A production test on the first of the new injector wells, a test designed to provide baseline data on unstimulated production, showed a flow rate of 1,000 barrels per day, Dove said. The company then found that fracturing of its first two stimulated production wells could increase flow rates by multiples of perhaps two or three.
“That’s what gets you to a combined 5,400 bpd initial production for those two wells,” Dove said.
And with current gross production of about 10,000 bpd from the field, Pioneer anticipates an average daily production of 6,000 to 7,000 bpd from the field during the second half of 2009.
Drilling restart
Towards the end of 2008, faced with low oil and gas prices, Pioneer made drastic cuts in its North American drilling programs, to avoid building up debt levels during the worldwide financial crisis. Now, with more buoyant oil prices, and with its business protected by oil price hedging through 2011, the company is starting to move back into the business of drilling wells to grow its oil output, Sheffield said.
Reduced drilling costs as a consequence of an overall downturn in the oil industry have also played a significant role in the decision to recommence drilling.

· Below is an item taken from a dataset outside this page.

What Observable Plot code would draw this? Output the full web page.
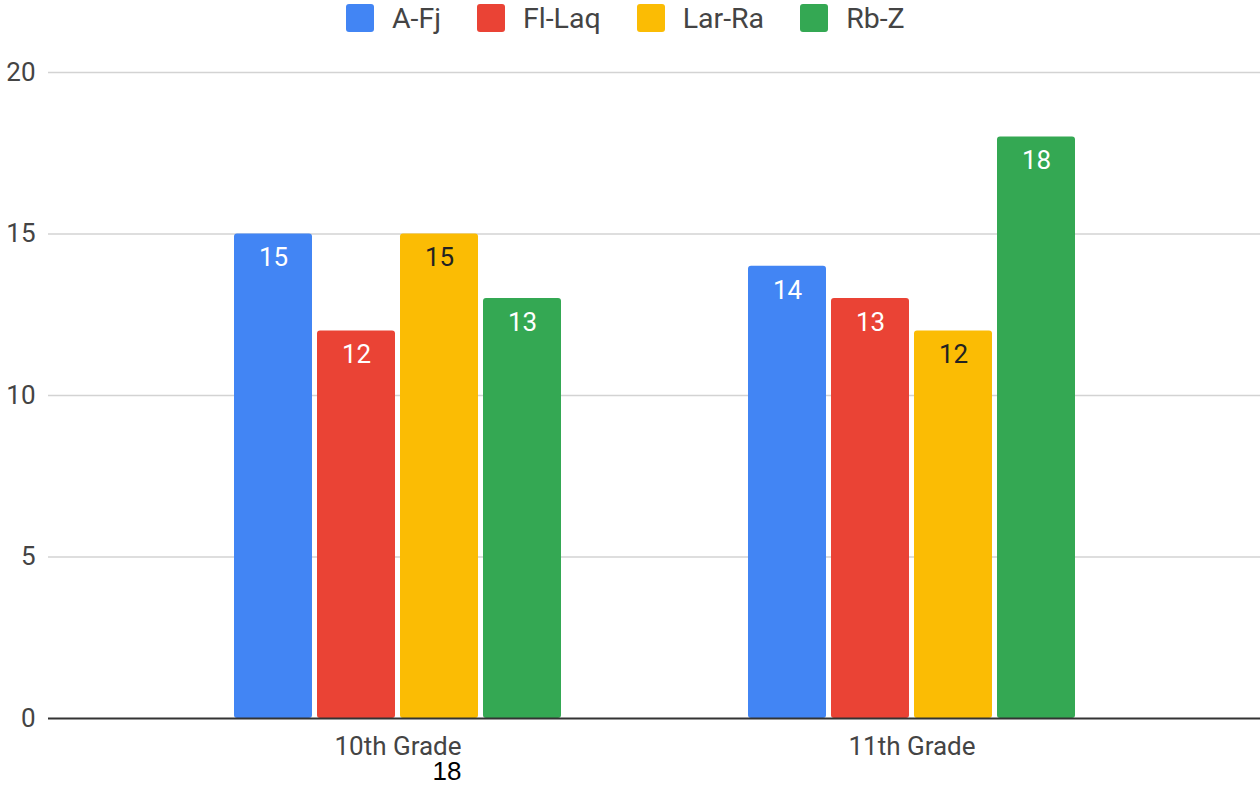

“We’ve seen substantial reductions in well costs,” Dove said. “Current estimates would say in the Permian basin our well costs have come down over 30 percent.”
But, with natural gas prices remaining depressed, Pioneer’s new drilling will focus on oil rather than gas. In fact, almost all of the new activity will occur in the West Texas Spraberry oil field, a field that Dove characterized as “underpinning Pioneer’s growth from an oil perspective.” Pioneer anticipates contracting 12 rigs to drill as many as 250 wells in the Spraberry field in 2010.
“Alaska will continue as is,” Sheffield said, as he reviewed a drilling summary chart that indicated just one active rig in Alaska through 2010, a rig count that would appear to confirm continued development drilling at Oooguruk but to discount any new drilling in the next year and a half at the company’s Cosmopolitan prospect, off the coast of the southern Kenai Peninsula.
Pioneer is investigating the possibility of oil production from Cosmopolitan, an oil pool that has been known since 1967: In 2007 the company drilled a delineation sidetrack well in the prospect, a well that tested 400 to 500 bpd of oil. The company had planned to drill a further delineation well in 2009 but in late 2008 postponed that plan, as part of Pioneer’s general pull back of its drilling activities. Meantime the company continued to investigate the feasibility of commercial oil production, envisaging trucking the Cosmopolitan oil to the Tesoro refinery at Nikiski and producing some natural gas for the local gas market.
Paper loss
From a financial perspective, Pioneer reported a net loss of $92 million in the second quarter of 2009. However, that figure reflected an unrealized loss of $110 million, as a consequence of new mark-to-market pricing of derivatives used to hedge commodity prices and interest rates.
Stripping out this unrealized paper loss, adjusted income for the second quarter was $18 million, with a quarter-on-quarter reduction of 15 percent in lease operating expenses contributing to the company’s financial performance. Interestingly, the financial results included an after-tax credit of $55 million from ACES — Alaska’s Clear and Equitable Share petroleum production tax.